:: PROBLEM TO SOLVE ::
Skip the pictures and repeat each line of the data exactly.

:: DATASET EXTRACT ::
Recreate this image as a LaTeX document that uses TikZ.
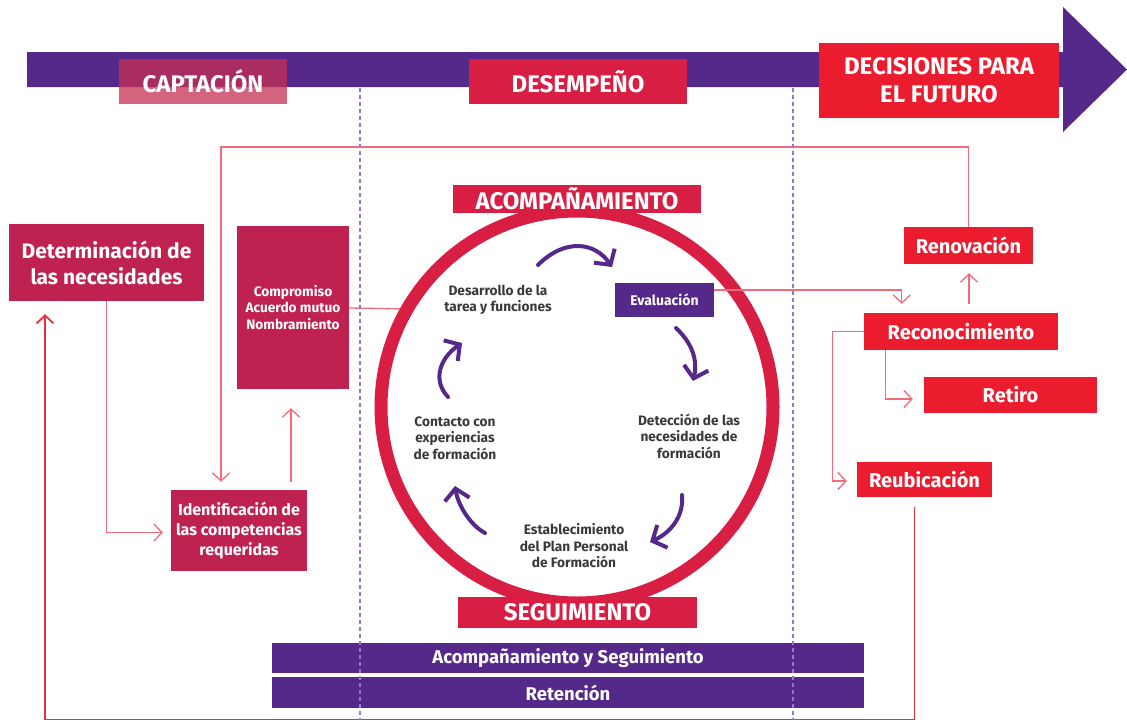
\documentclass[tikz,border=0pt]{standalone}
\usepackage{fontspec}
\setmainfont{Fira Sans}
\usetikzlibrary{arrows.meta, calc}

\definecolor{uniPurple}{HTML}{55298A}
\definecolor{crimson}{HTML}{D81E43}
\definecolor{brightRed}{HTML}{EC1C2F}
\definecolor{berry}{HTML}{BF2150}
\definecolor{captPink}{HTML}{C62F53}
\definecolor{linkPink}{HTML}{F26B78}
\definecolor{loopRed}{HTML}{E8303F}
\definecolor{dashLilac}{HTML}{9478C8}
\definecolor{inkGray}{HTML}{3A3A3A}

\begin{document}
\begin{tikzpicture}[x=1pt, y=-1pt,
  box/.style={rectangle, inner sep=0pt, text=white, align=center},
  head/.style={box, font=\bfseries\fontsize{24}{28}\selectfont},
  stage/.style={box, fill=brightRed, font=\bfseries\fontsize{20}{24}\selectfont},
  need/.style={box, fill=berry},
  cycletext/.style={text=inkGray, align=center, font=\bfseries\fontsize{13.7}{16.5}\selectfont},
  band/.style={box, fill=uniPurple, minimum width=592, font=\bfseries\fontsize{18.5}{20}\selectfont},
  link/.style={draw=linkPink, line width=1.3pt, -{Straight Barb[length=8pt,width=17pt]}},
  cyclearrow/.style={draw=uniPurple, line width=4pt, line cap=round,
    -{Straight Barb[length=11pt,width=25pt]}}]

  % Canvas
  \useasboundingbox (0,0) rectangle (1127,720);
  \fill[white] (0,0) rectangle (1127,720);

  % Timeline arrow
  \fill[uniPurple] (27,52) -- (1063,52) -- (1063,7) -- (1127,69.5)
    -- (1063,132) -- (1063,87) -- (27,87) -- cycle;

  % Phases
  \node[head, fill=captPink, fill opacity=0.75, text opacity=1,
    minimum width=168, minimum height=45] (capt) at (203,81.5) {CAPTACIÓN};
  \node[head, fill=crimson, minimum width=218, minimum height=45]
    (desemp) at (578,81.5) {DESEMPEÑO};
  \node[head, fill=brightRed, minimum width=240, minimum height=75]
    (decis) at (939,80.5) {DECISIONES PARA\\EL FUTURO};

  % Ring
  \node[circle, draw=crimson, line width=13pt, minimum size=392, inner sep=0pt]
    (ring) at (577,407) {};
  \node[head, fill=crimson, minimum width=248, minimum height=28]
    (acomp) at (577,199) {ACOMPAÑAMIENTO};
  \node[head, fill=crimson, minimum width=239, minimum height=31]
    (segui) at (577.5,612.5) {SEGUIMIENTO};

  % Cycle steps
  \node[cycletext] (desar) at (498,300) {Desarrollo de la\\tarea y funciones};
  \node[box, fill=uniPurple, minimum width=99, minimum height=34,
    font=\bfseries\fontsize{14}{16}\selectfont] (evalu) at (664.5,300) {Evaluación};
  \node[cycletext] (detec) at (689,436) {Detección de las\\necesidades de\\formación};
  \node[cycletext] (estab) at (574,546) {Establecimiento\\del Plan Personal\\de Formación};
  \node[cycletext] (contac) at (455,438) {Contacto con\\experiencias\\de formación};

  % Cycle arrows
  \draw[cyclearrow] (538,265) .. controls (565,238) and (595,242) .. (612,267);
  \draw[cyclearrow] (676,328) .. controls (692,343) and (698,360) .. (693,381);
  \draw[cyclearrow] (682,495) .. controls (684,515) and (672,532) .. (650,542);
  \draw[cyclearrow] (485,533) .. controls (470,525) and (458,505) .. (455,486);
  \draw[cyclearrow] (448,397) .. controls (432,380) and (440,358) .. (462,343);

  % Recruitment
  \node[need, minimum width=195, minimum height=77,
    font=\bfseries\fontsize{21}{26}\selectfont] (deter) at (106.5,262.5)
    {Determinación de\\las necesidades};
  \node[need, minimum width=112, minimum height=163,
    font=\bfseries\fontsize{13.7}{16.5}\selectfont] (compr) at (293,307.5)
    {Compromiso\\Acuerdo mutuo\\Nombramiento};
  \node[need, minimum width=136, minimum height=81,
    font=\bfseries\fontsize{16}{20}\selectfont] (ident) at (239,530.5)
    {Identificación de\\las competencias\\requeridas};

  % Decisions
  \node[stage, minimum width=129, minimum height=37] (renov) at (968.5,245.5) {Renovación};
  \node[stage, minimum width=194, minimum height=37] (recon) at (961,331.5) {Reconocimiento};
  \node[stage, minimum width=173, minimum height=36] (retiro) at (1010.5,395) {Retiro};
  \node[stage, minimum width=135, minimum height=35] (reubi) at (924.5,479.5) {Reubicación};

  % Bands
  \node[band, minimum height=30] (bandAS) at (568,658) {Acompañamiento y Seguimiento};
  \node[band, minimum height=31] (bandRet) at (568,692.5) {Retención};

  % Connectors
  \coordinate (topL) at (221,147);
  \coordinate (botL) at (45,719.5);
  \coordinate (detTip) at ($(deter.south)+(0,13)$);
  \draw[link] (renov.north) |- (topL) -- ($(topL|-ident.north)+(0,-8)$);
  \draw[link, -] (compr.east |- 0,308) -- (ring.151);
  \draw[link] (deter.south) |- ($(ident.west)+(-8,2)$);
  \draw[link] ($(ident.north -| 291,0)+(0,-8)$) -- ($(compr.south -| 291,0)+(0,19)$);
  \draw[link] ($(evalu.east)+(0,-10)$) -| ($(recon.north west)+(38,-9)$);
  \draw[link] ($(recon.north)+(8,-9)$) -- ($(renov.south)+(0.5,9)$);
  \draw[link] ($(recon.south west)+(22,0)$) |- ($(retiro.west)+(-11,4)$);
  \draw[link] (recon.west) -- ++(-31,0) |- ($(reubi.west)+(-10,1.5)$);
  \draw[link, draw=loopRed, line width=1.8pt]
    ($(reubi.south)+(-10,10)$) |- (botL) -- (botL |- detTip);

  % Phase borders
  \foreach \xb in {360,793}
    \draw[dashLilac, line width=1.3pt, dash pattern=on 4pt off 3pt] (\xb,88) -- (\xb,720);

\end{tikzpicture}
\end{document}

:: FINISHED EXERCISE ::
Recreate this image as a LaTeX document that uses TikZ.
\documentclass[tikz,border=0pt]{standalone}
\usepackage{fontspec}
\setmainfont{Fira Sans}
\usetikzlibrary{arrows.meta, calc}

\definecolor{uniPurple}{HTML}{55298A}
\definecolor{crimson}{HTML}{D81E43}
\definecolor{brightRed}{HTML}{EC1C2F}
\definecolor{berry}{HTML}{BF2150}
\definecolor{captPink}{HTML}{C62F53}
\definecolor{linkPink}{HTML}{F26B78}
\definecolor{loopRed}{HTML}{E8303F}
\definecolor{dashLilac}{HTML}{9478C8}
\definecolor{inkGray}{HTML}{3A3A3A}

\begin{document}
\begin{tikzpicture}[x=1pt, y=-1pt,
  box/.style={rectangle, inner sep=0pt, text=white, align=center},
  head/.style={box, font=\bfseries\fontsize{24}{28}\selectfont},
  stage/.style={box, fill=brightRed, font=\bfseries\fontsize{20}{24}\selectfont},
  need/.style={box, fill=berry},
  cycletext/.style={text=inkGray, align=center, font=\bfseries\fontsize{13.7}{16.5}\selectfont},
  band/.style={box, fill=uniPurple, minimum width=592, font=\bfseries\fontsize{18.5}{20}\selectfont},
  link/.style={draw=linkPink, line width=1.3pt, -{Straight Barb[length=8pt,width=17pt]}},
  cyclearrow/.style={draw=uniPurple, line width=4pt, line cap=round,
    -{Straight Barb[length=11pt,width=25pt]}}]

  % Canvas
  \useasboundingbox (0,0) rectangle (1127,720);
  \fill[white] (0,0) rectangle (1127,720);

  % Timeline arrow
  \fill[uniPurple] (27,52) -- (1063,52) -- (1063,7) -- (1127,69.5)
    -- (1063,132) -- (1063,87) -- (27,87) -- cycle;

  % Phases
  \node[head, fill=captPink, fill opacity=0.75, text opacity=1,
    minimum width=168, minimum height=45] (capt) at (203,81.5) {CAPTACIÓN};
  \node[head, fill=crimson, minimum width=218, minimum height=45]
    (desemp) at (578,81.5) {DESEMPEÑO};
  \node[head, fill=brightRed, minimum width=240, minimum height=75]
    (decis) at (939,80.5) {DECISIONES PARA\\EL FUTURO};

  % Ring
  \node[circle, draw=crimson, line width=13pt, minimum size=392, inner sep=0pt]
    (ring) at (577,407) {};
  \node[head, fill=crimson, minimum width=248, minimum height=28]
    (acomp) at (577,199) {ACOMPAÑAMIENTO};
  \node[head, fill=crimson, minimum width=239, minimum height=31]
    (segui) at (577.5,612.5) {SEGUIMIENTO};

  % Cycle steps
  \node[cycletext] (desar) at (498,300) {Desarrollo de la\\tarea y funciones};
  \node[box, fill=uniPurple, minimum width=99, minimum height=34,
    font=\bfseries\fontsize{14}{16}\selectfont] (evalu) at (664.5,300) {Evaluación};
  \node[cycletext] (detec) at (689,436) {Detección de las\\necesidades de\\formación};
  \node[cycletext] (estab) at (574,546) {Establecimiento\\del Plan Personal\\de Formación};
  \node[cycletext] (contac) at (455,438) {Contacto con\\experiencias\\de formación};

  % Cycle arrows
  \draw[cyclearrow] (538,265) .. controls (565,238) and (595,242) .. (612,267);
  \draw[cyclearrow] (676,328) .. controls (692,343) and (698,360) .. (693,381);
  \draw[cyclearrow] (682,495) .. controls (684,515) and (672,532) .. (650,542);
  \draw[cyclearrow] (485,533) .. controls (470,525) and (458,505) .. (455,486);
  \draw[cyclearrow] (448,397) .. controls (432,380) and (440,358) .. (462,343);

  % Recruitment
  \node[need, minimum width=195, minimum height=77,
    font=\bfseries\fontsize{21}{26}\selectfont] (deter) at (106.5,262.5)
    {Determinación de\\las necesidades};
  \node[need, minimum width=112, minimum height=163,
    font=\bfseries\fontsize{13.7}{16.5}\selectfont] (compr) at (293,307.5)
    {Compromiso\\Acuerdo mutuo\\Nombramiento};
  \node[need, minimum width=136, minimum height=81,
    font=\bfseries\fontsize{16}{20}\selectfont] (ident) at (239,530.5)
    {Identificación de\\las competencias\\requeridas};

  % Decisions
  \node[stage, minimum width=129, minimum height=37] (renov) at (968.5,245.5) {Renovación};
  \node[stage, minimum width=194, minimum height=37] (recon) at (961,331.5) {Reconocimiento};
  \node[stage, minimum width=173, minimum height=36] (retiro) at (1010.5,395) {Retiro};
  \node[stage, minimum width=135, minimum height=35] (reubi) at (924.5,479.5) {Reubicación};

  % Bands
  \node[band, minimum height=30] (bandAS) at (568,658) {Acompañamiento y Seguimiento};
  \node[band, minimum height=31] (bandRet) at (568,692.5) {Retención};

  % Connectors
  \coordinate (topL) at (221,147);
  \coordinate (botL) at (45,719.5);
  \coordinate (detTip) at ($(deter.south)+(0,13)$);
  \draw[link] (renov.north) |- (topL) -- ($(topL|-ident.north)+(0,-8)$);
  \draw[link, -] (compr.east |- 0,308) -- (ring.151);
  \draw[link] (deter.south) |- ($(ident.west)+(-8,2)$);
  \draw[link] ($(ident.north -| 291,0)+(0,-8)$) -- ($(compr.south -| 291,0)+(0,19)$);
  \draw[link] ($(evalu.east)+(0,-10)$) -| ($(recon.north west)+(38,-9)$);
  \draw[link] ($(recon.north)+(8,-9)$) -- ($(renov.south)+(0.5,9)$);
  \draw[link] ($(recon.south west)+(22,0)$) |- ($(retiro.west)+(-11,4)$);
  \draw[link] (recon.west) -- ++(-31,0) |- ($(reubi.west)+(-10,1.5)$);
  \draw[link, draw=loopRed, line width=1.8pt]
    ($(reubi.south)+(-10,10)$) |- (botL) -- (botL |- detTip);

  % Phase borders
  \foreach \xb in {360,793}
    \draw[dashLilac, line width=1.3pt, dash pattern=on 4pt off 3pt] (\xb,88) -- (\xb,720);

\end{tikzpicture}
\end{document}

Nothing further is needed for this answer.